State State Pre-K Enrollment Percent of 3-year-olds Enrolled Percent of 4-year-olds Enrolled State Spending per Child Enrolled in State Pre-K Total Per-child Spending from All known Sources
California 147,185 10% 17% $5,410 $5,571
Delaware 843 0% 7% $6,795 $6,795
Maryland 26,147 0% 35% $4,116 $9,645
Massachusetts 13,468 4% 14% $3,895 $3,895
Minnesota 1,874 1% 1% $7,301 $7,301
North Carolina 31,197 0% 24% $5,239 $7,824
Ohio 5,700 1% 2% $3,902 $3,902
Rhode Island 126 0% 1% $5,556 $9,127
Washington 8,026 2% 7% $6,817 $6,817

Table 3. State and Federal ECE Enrollment for RTT-ELC Winners in 2009-2010

State Enrollment in State Pre-K, Special Education Pre-K, and State and Federal Head Start (Unduplicated)
Percent of 3-year-olds in state Percent of 4-year-olds in state
California 18% 31%
Delaware 11% 18%
Maryland 10% 46%
Massachusetts 14% 26%
Minnesota 10% 15%
North Carolina 7% 35%
Ohio 14% 19%
Rhode Island 10% 19%
Washington 9% 20%

As Sara Mead noted shortly after the announcement, “The list also should clearly underscore that ELC is NOT a pre-k program: Rhode Island, for instance, has only a recently-created pre-k pilot, and Minnesota serves relatively few children in pre-k.” In a program that called so clearly for inter-agency collaboration and recommended private-sector partnerships, the impact will go far beyond just pre-existing state-funded pre-K programs. There will be no shortage of analysis on the impact in Head Start and child care in the coming days, months, and years.

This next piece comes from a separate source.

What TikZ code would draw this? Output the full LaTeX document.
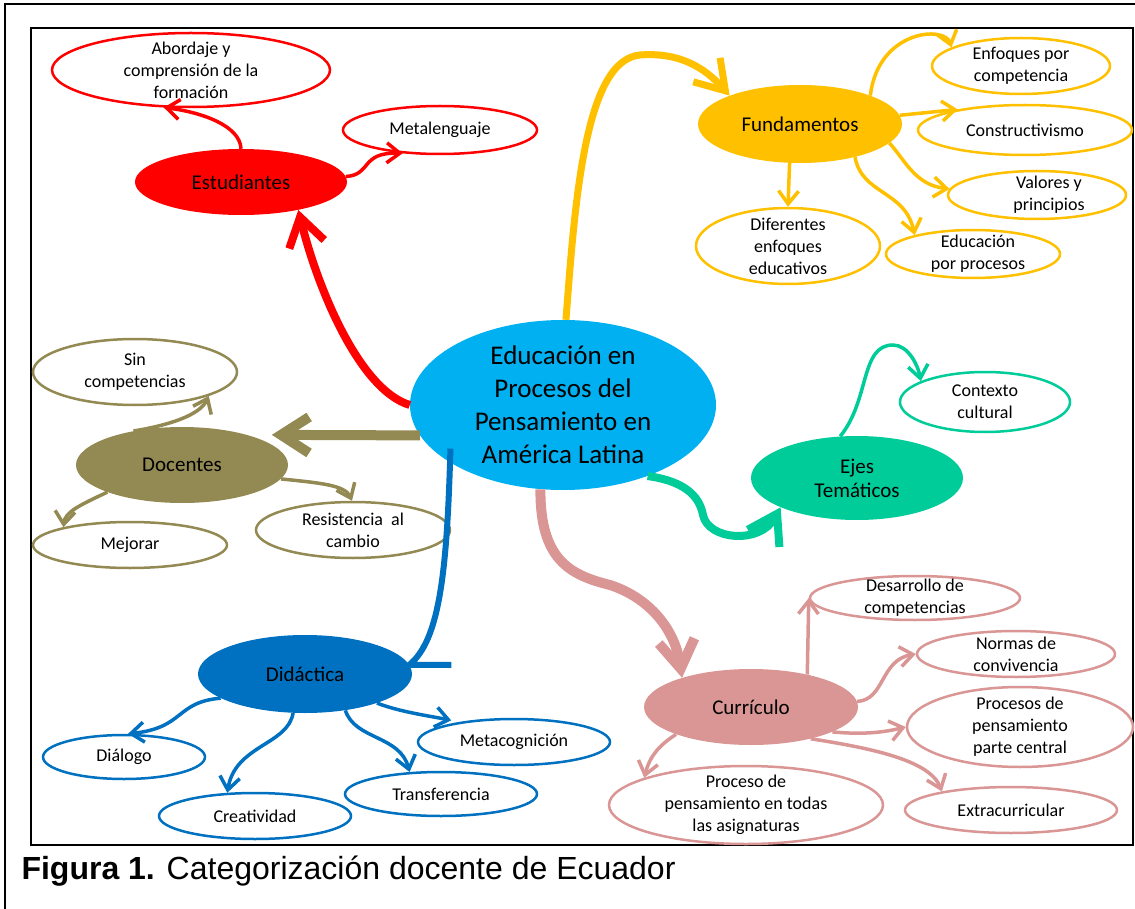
\documentclass[tikz,border=0pt]{standalone}
\usepackage{fontspec}
\setmainfont{Carlito}
\newfontfamily\captionfont{Liberation Sans}
\usetikzlibrary{arrows.meta}
\usetikzlibrary{shapes}

\definecolor{cyanC}{RGB}{0,176,240}
\definecolor{redC}{RGB}{255,0,0}
\definecolor{yellowC}{RGB}{255,192,0}
\definecolor{oliveC}{RGB}{147,137,83}
\definecolor{blueC}{RGB}{0,112,192}
\definecolor{pinkC}{RGB}{217,150,148}
\definecolor{greenC}{RGB}{0,204,153}

\begin{document}
\begin{tikzpicture}[x = 1pt, y = -1pt]
	\tikzstyle{mainStyle} = [shape = ellipse, inner sep = 0pt, fill = cyanC, minimum width = 306pt, minimum height = 170pt]
	\tikzstyle{catStyle} = [shape = ellipse, inner sep = 0pt]
	\tikzstyle{leafStyle} = [shape = ellipse, inner sep = 0pt, draw, line width = 2.5pt, fill = white]
	\tikzstyle{mainText} = [font = \fontsize{27}{33}\selectfont, align = center]
	\tikzstyle{catText} = [font = \fontsize{21}{24}\selectfont, align = center]
	\tikzstyle{leafText} = [font = \fontsize{18}{22}\selectfont, align = center]
	\tikzstyle{mainArrow} = [line width = 8pt, -{Straight Barb[length = 28pt, width = 36pt]}]
	\tikzstyle{subArrow} = [line width = 3.5pt, -{Straight Barb[length = 13pt, width = 20pt]}]
	\useasboundingbox (0,0) rectangle (1135,909);
	\clip (0,0) rectangle (1135,909);
	% frames
	\draw[line width = 1.5pt] (5,920) -- (5,4) -- (1145,4);
	\draw[line width = 1.5pt] (31,28) rectangle (1133,845);
	% centre
	\node[mainStyle, label = {[mainText]center:Educación en\\Procesos del\\Pensamiento en\\América Latina}] (centro) at (563,405) {};
	% categories
	\node[catStyle, fill = redC, minimum width = 212pt, minimum height = 66pt, label = {[catText]center:Estudiantes}] (estudiantes) at (241,182) {};
	\node[catStyle, fill = yellowC, minimum width = 204pt, minimum height = 78pt, label = {[catText]center:Fundamentos}] (fundamentos) at (800,124) {};
	\node[catStyle, fill = greenC, minimum width = 212pt, minimum height = 84pt, label = {[catText]center:Ejes\\Temáticos}] (ejes) at (857,478) {};
	\node[catStyle, fill = oliveC, minimum width = 212pt, minimum height = 76pt, label = {[catText]center:Docentes}] (docentes) at (182,465) {};
	\node[catStyle, fill = blueC, minimum width = 214pt, minimum height = 78pt, label = {[catText]center:Didáctica}] (didactica) at (305,674) {};
	\node[catStyle, fill = pinkC, minimum width = 214pt, minimum height = 76pt, label = {[catText]center:Currículo}] (curriculo) at (751,707) {};
	% leaves
	\node[leafStyle, draw = redC, minimum width = 278pt, minimum height = 74pt, label = {[leafText]center:Abordaje y\\comprensión de la\\formación}] (abordaje) at (191,70) {};
	\node[leafStyle, draw = redC, minimum width = 194pt, minimum height = 48pt, label = {[leafText]center:Metalenguaje}] (metalenguaje) at (440,130) {};
	\node[leafStyle, draw = yellowC, minimum width = 178pt, minimum height = 56pt, label = {[leafText]center:Enfoques por\\competencia}] (enfoques) at (1021,66) {};
	\node[leafStyle, draw = yellowC, minimum width = 214pt, minimum height = 50pt, label = {[leafText]center:Constructivismo}] (constructivismo) at (1025,130) {};
	\node[leafStyle, draw = yellowC, minimum width = 178pt, minimum height = 48pt, label = {[leafText, xshift = 12pt]center:Valores y\\principios}] (valores) at (1037,195) {};
	\node[leafStyle, draw = yellowC, minimum width = 174pt, minimum height = 48pt, label = {[leafText, xshift = 5pt]center:Educación\\por procesos}] (porprocesos) at (973,254) {};
	\node[leafStyle, draw = yellowC, minimum width = 184pt, minimum height = 76pt, label = {[leafText]center:Diferentes\\enfoques\\educativos}] (diferentes) at (788,246) {};
	\node[leafStyle, draw = greenC, minimum width = 170pt, minimum height = 60pt, label = {[leafText]center:Contexto\\cultural}] (contexto) at (985,402) {};
	\node[leafStyle, draw = oliveC, minimum width = 204pt, minimum height = 66pt, label = {[leafText]center:Sin\\competencias}] (sincompetencias) at (135,372) {};
	\node[leafStyle, draw = oliveC, minimum width = 194pt, minimum height = 46pt, label = {[leafText]center:Mejorar}] (mejorar) at (130,545) {};
	\node[leafStyle, draw = oliveC, minimum width = 194pt, minimum height = 56pt, label = {[leafText]center:Resistencia\ \ al\\cambio}] (resistencia) at (353,530) {};
	\node[leafStyle, draw = blueC, minimum width = 162pt, minimum height = 44pt, label = {[leafText]center:Diálogo}] (dialogo) at (124,757) {};
	\node[leafStyle, draw = blueC, minimum width = 192pt, minimum height = 46pt, label = {[leafText]center:Creatividad}] (creatividad) at (255,816) {};
	\node[leafStyle, draw = blueC, minimum width = 192pt, minimum height = 44pt, label = {[leafText]center:Transferencia}] (transferencia) at (441,794) {};
	\node[leafStyle, draw = blueC, minimum width = 192pt, minimum height = 46pt, label = {[leafText]center:Metacognición}] (metacognicion) at (514,742) {};
	\node[leafStyle, draw = pinkC, minimum width = 210pt, minimum height = 44pt, label = {[leafText]center:Desarrollo de\\competencias}] (desarrollo) at (915,598) {};
	\node[leafStyle, draw = pinkC, minimum width = 198pt, minimum height = 46pt, label = {[leafText]center:Normas de\\convivencia}] (normas) at (1016,654) {};
	\node[leafStyle, draw = pinkC, minimum width = 226pt, minimum height = 80pt, label = {[leafText]center:Procesos de\\pensamiento\\parte central}] (procesos) at (1020,727) {};
	\node[leafStyle, draw = pinkC, minimum width = 212pt, minimum height = 46pt, label = {[leafText]center:Extracurricular}] (extracurricular) at (1011,810) {};
	\node[leafStyle, draw = pinkC, minimum width = 274pt, minimum height = 78pt, label = {[leafText]center:Proceso de\\pensamiento en todas\\las asignaturas}] (asignaturas) at (746,805) {};
	% main branches
	\draw[mainArrow, redC] (centro.180) .. controls (360,390) and (318,290) .. (estudiantes.334);
	\draw[mainArrow, yellowC, line width = 7pt] (centro.88) .. controls (575,200) and (585,60) .. (640,55) .. controls (680,52) and (705,68) .. (fundamentos.158);
	\draw[mainArrow, oliveC, line width = 10pt, shorten > = 25pt] (centro.192) -- (docentes.25);
	\draw[line width = 6pt, blueC, shorten < = -14pt] (centro.207) .. controls (447,570) and (440,640) .. (didactica.5) -- ++(42,0);
	\draw[mainArrow, pinkC, line width = 10pt] (centro.255) .. controls (540,560) and (570,575) .. (610,585) .. controls (650,598) and (675,630) .. (curriculo.157);
	\draw[mainArrow, greenC] (centro.320) .. controls (690,482) and (700,500) .. (703,515) .. controls (708,540) and (760,545) .. (ejes.201);
	% Estudiantes
	\draw[subArrow, redC] (estudiantes.90) .. controls (240,125) and (200,112) .. (abordaje.234);
	\draw[subArrow, redC] (estudiantes.3) .. controls (372,175) and (360,152) .. (metalenguaje.212);
	% Fundamentos
	\draw[subArrow, yellowC] (fundamentos.22) .. controls (878,30) and (945,25) .. (enfoques.165);
	\draw[subArrow, yellowC] (fundamentos.5) -- (constructivismo.163);
	\draw[subArrow, yellowC] (fundamentos.348) .. controls (905,160) and (915,185) .. (valores.176);
	\draw[subArrow, yellowC] (fundamentos.329) .. controls (862,195) and (905,190) .. (porprocesos.162);
	\draw[subArrow, yellowC] (fundamentos.255) -- (diferentes.90);
	% Ejes
	\draw[subArrow, greenC] (ejes.112) .. controls (870,400) and (860,345) .. (893,345) .. controls (908,345) and (918,365) .. (contexto.162);
	% Docentes
	\draw[subArrow, oliveC] (docentes.145) .. controls (170,425) and (200,415) .. (sincompetencias.342);
	\draw[subArrow, oliveC] (docentes.200) .. controls (80,505) and (65,512) .. (mejorar.165);
	\draw[subArrow, oliveC] (docentes.352) .. controls (320,483) and (345,485) .. (resistencia.92);
	% Didactica
	\draw[subArrow, blueC] (didactica.196) .. controls (175,702) and (185,728) .. (dialogo.80);
	\draw[subArrow, blueC] (didactica.253) .. controls (288,745) and (235,745) .. (creatividad.140);
	\draw[subArrow, blueC] (didactica.318) .. controls (355,740) and (400,735) .. (transferencia.145);
	\draw[subArrow, blueC, shorten > = 8pt] (didactica.338) .. controls (400,712) and (430,716) .. (metacognicion.160);
	% Curriculo
	\draw[subArrow, pinkC] (curriculo.30) -- (desarrollo.180);
	\draw[subArrow, pinkC] (curriculo.3) .. controls (885,700) and (880,660) .. (normas.180);
	\draw[subArrow, pinkC] (curriculo.343) .. controls (865,735) and (885,732) .. (procesos.180);
	\draw[subArrow, pinkC] (curriculo.332) .. controls (870,748) and (930,760) .. (extracurricular.165);
	\draw[subArrow, pinkC] (curriculo.200) .. controls (660,745) and (650,755) .. (asignaturas.165);
	% caption
	\node[anchor = base west, font = \captionfont\fontsize{32}{38}\selectfont] (caption) at (18,879) {\textbf{Figura 1.} Categorización docente de Ecuador};
\end{tikzpicture}
\end{document}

A number of these states have been in the news recently for their early education programs, and the news has not all been good. California merged its pre-K and child care programs in the 2009-2010 school year but has faced continued funding challenges. North Carolina, once a national leader in early childhood education, has been involved in a lengthy legal battle over the program; Steve Barnett recently wrote that the state is “on the verge of abandoning its commitment to high-quality pre-kindergarten education.” Rhode Island only recently started its small pre-K program, while Ohio completely cut one such program as of the 2009-1020 program year. It is hoped the RTT-ELC grants will spur these states to become true national leaders.

- Megan Carolan, Policy Research Coordinator, NIEER

- Jen Fitzgerald, Public Information Officer, NIEER


Investing in Future Jobs: Will North Carolina Fail the First Hurdle in the Economic Race?

December 1, 2011

North Carolina, on the verge of abandoning its commitment to high-quality pre-kindergarten education, could not have worse timing. In the midst of a struggling recovery, now is not the time to give up on an investment research has proven to provide terrific economic returns.

North Carolina’s pre-K program, formerly known as More at Four, was ranked as one of the best programs nationally in terms of quality. Solid research from University of North Carolina-Chapel Hill shows More at Four improved readiness and raised third grade test scores for at-risk children.

Nationally, the research is clear that effective preschool programs like North Carolina’s permanently raise achievement, decrease dropout, and increase employment, productivity and earnings as recently reported in the distinguished journal Science.

Over the last half century, North Carolina’s leaders took on the enormous task of updating the state’s traditional economy of textiles and tobacco to refocus on newer fast-growing industries such as biotech and information technology. They did so, in part, by investing in improvements in education needed to boost the skills of the work force.

It’s a good thing they did or North Carolina would have an unemployment rate much worse than the 10.5 percent reported in September.

Given North Carolina’s legacy of pro-business policies and the ongoing economic development arms race between the states, one would think North Carolina would jealously guard its comparative advantages as it looks forward to economic recovery. Sadly, this is not the case.

In this year’s budget, the legislature reduced funding to state pre-K and Smart Start programs by 20 percent, meaning they could serve several thousand fewer children this fall. If this cut is sustained, thousands more children will enter kindergarten each year unprepared to succeed in school.

More recently, Judge Howard Manning, Jr. stepped in as part of the ongoing Leandro case to rule that it’s unconstitutional for the state to prevent eligible at-risk children from enrolling in state pre-K.

After Manning’s ruling, Governor Beverly Perdue issued an executive order requiring the state to accept all eligible 4-year-olds into North Carolina’s pre-K. Perdue’s plan restores enrollment to previous levels by January at no added cost to the taxpayer and provides a roadmap to achieve full enrollment on a reasonable time table over the next few years.

What remains to be seen is whether state lawmakers will support the plan Governor Perdue has put forward. The first test will be whether they pass the legislation needed to restore services to thousands of children in January at no cost.  If they fail this first hurdle, it will serve as yet more evidence that not only has North Carolina’s economy declined, so has the quality of its leadership.  And time is fast running out to take advantage of the opportunity the governor has offered.

Unless this situation is resolved to the benefit of the thousands of kids who lack a fair shot at succeeding in school, North Carolina risks rolling back years of progress made by earlier leaders who remember all too well what life was like when cotton was king.